Home health suppliers and providers expressed serious concerns last week that a new program from the CMS will compromise both access and quality for patients who receive care at home.
Critics lambaste CMS' Medicare bidding program
This month, the CMS announced the first round of a competitive bidding program that will be used to set the price that Medicare pays for durable medical equipment, prosthetics, orthotics and supplies. In doing so, the program will replace Medicare's existing fee schedule amounts with market-based prices, and, according to the CMS, will allow beneficiaries in Charlotte, N.C.; Cincinnati; Cleveland; Dallas; Kansas City, Mo.; Miami; Orlando, Fla.; Pittsburgh; and Riverside, Calif., to see lower prices for supplies beginning Jan. 1, 2011.
But while the CMS is touting the program as a huge money-saver—the agency estimates it will save $17 billion over 10 years with an average of 32% off the current cost of items—others have referred to the process as “suicide bids” that will result in putting companies out of business and harming the quality of care.
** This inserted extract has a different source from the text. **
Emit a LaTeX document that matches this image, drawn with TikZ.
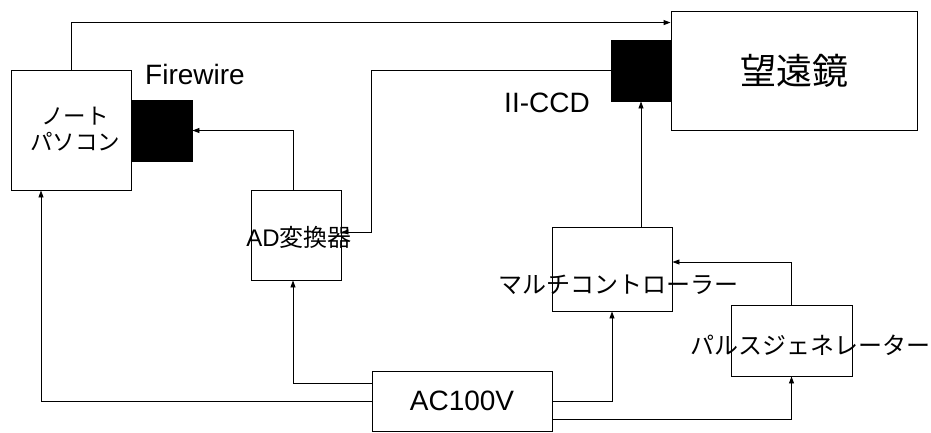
\documentclass[tikz,border=0pt]{standalone}
\usepackage{fontspec}
\setmainfont{Liberation Sans}
\newfontfamily\jp{Noto Sans CJK JP}
\usetikzlibrary{arrows.meta}

\begin{document}
\begin{tikzpicture}[x=1pt,y=-1pt,>={Triangle[length=7pt,width=5pt]},line width=0.9pt,
  box/.style={draw,inner sep=0pt},
  blk/.style={draw,fill=black,inner sep=0pt},
  lat/.style={inner sep=0pt,font=\fontsize{28}{30}\selectfont},
  jtxt/.style={inner sep=0pt,font=\fontsize{24}{26}\selectfont\jp}]
\useasboundingbox (0,0) rectangle (931,432);
% devices
\node[box,minimum width=120pt,minimum height=120pt] (pc) at (71,130) {};
\node[inner sep=0pt,align=center,font=\fontsize{22.5}{25.5}\selectfont\jp] (pclbl) at (75,129) {ノート\\パソコン};
\node[blk,minimum width=61pt,minimum height=61pt] (fw) at (161.5,130.5) {};
\node[lat] (fwlbl) at (195,74) {Firewire};
\node[box,minimum width=246pt,minimum height=119pt,
  font=\fontsize{36}{40}\selectfont\jp] (scope) at (794,70.5) {望遠鏡};
\node[blk,minimum width=60pt,minimum height=61pt] (ccd) at (641,70.5) {};
\node[lat] (ccdlbl) at (547,103) {II-CCD};
\node[box,minimum width=90pt,minimum height=90pt] (ad) at (296,235) {};
\node[jtxt] (adlbl) at (299,237) {{\setmainfont{Liberation Sans}AD}変換器};
\node[box,minimum width=120pt,minimum height=84pt] (mc) at (612,269) {};
\node[jtxt] (mclbl) at (618,285) {マルチコントローラー};
\node[box,minimum width=121pt,minimum height=71pt] (pg) at (791.5,340.5) {};
\node[jtxt] (pglbl) at (810,345) {パルスジェネレーター};
\node[box,minimum width=180pt,minimum height=60pt,
  font=\fontsize{28}{30}\selectfont] (ac) at (462,401) {AC100V};
% signal lines
\draw[->] (pc.north) |- ([yshift=-12pt]scope.north west);
\draw[->] (ccd.west) -- ++(-239,0) |- ([yshift=3pt]ad.east);
\draw[->] ([xshift=-3pt]ad.north) |- (fw.east);
\draw[->] (mc.north -| ccd.south) -- (ccd.south);
\draw[->] (pg.north) |- ([yshift=7pt]mc.east);
% power lines
\draw[->] ([yshift=18pt]ac.west) -| ([xshift=-3pt]ad.south);
\draw[->] (ac.west) -| ([xshift=-30pt]pc.south);
\draw[->] (ac.east) -| (mc.south);
\draw[->] ([yshift=-18pt]ac.east) -| (pg.south);
\end{tikzpicture}
\end{document}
“Any winning bidder will have to make drastic reductions in staff,” said John Reed, executive vice president and chief operating officer of Pro2 Respiratory Services in Cincinnati. “We're estimating that about 100,000 jobs would be lost,” he said, quoting a figure from the American Association for Homecare about the number of expected labor cuts because of the closing of small businesses. “If you win the bid, you're cutting your staff in half,” he said. “If you lose, you're laying them off.”
Referring to the process as a “price-point free-for-all,” Reed said there are only a handful of line items that his company can target for savings, which, in turn, could endanger patient care. These include capital equipment, which would mean companies would continue to use aging, fragile equipment; disposable supplies, which would result in choosing the cheapest rather than the best supplies; and labor, which would mean a loss in staff who administer to patients.
Reed's concerns were echoed by Michele Quirolo, president and CEO of the Visiting Nurse Association of Hudson Valley in Tarrytown, N.Y., which is a member of the National Association for Home Care & Hospice. “There are a lot of unknowns in it, but I think it could limit access to medically necessary products and services that the home medical equipment providers provide to home health agencies,” Quirolo said. “How do they come in with a lower bid, given that costs are rising? It's usually reducing or eliminating product lines,” she said.
“When new things come up,” Quirolo added, “are you going to be able to provide it, or is it the old equipment because it's cheaper?”
The DME competitive bidding program was established by the Medicare Modernization Act of 2003 and was implemented for a short time in 2008 before the Medicare Improvements for Patients and Providers Act of that year ended the supplier contracts, temporarily delayed the program and made changes.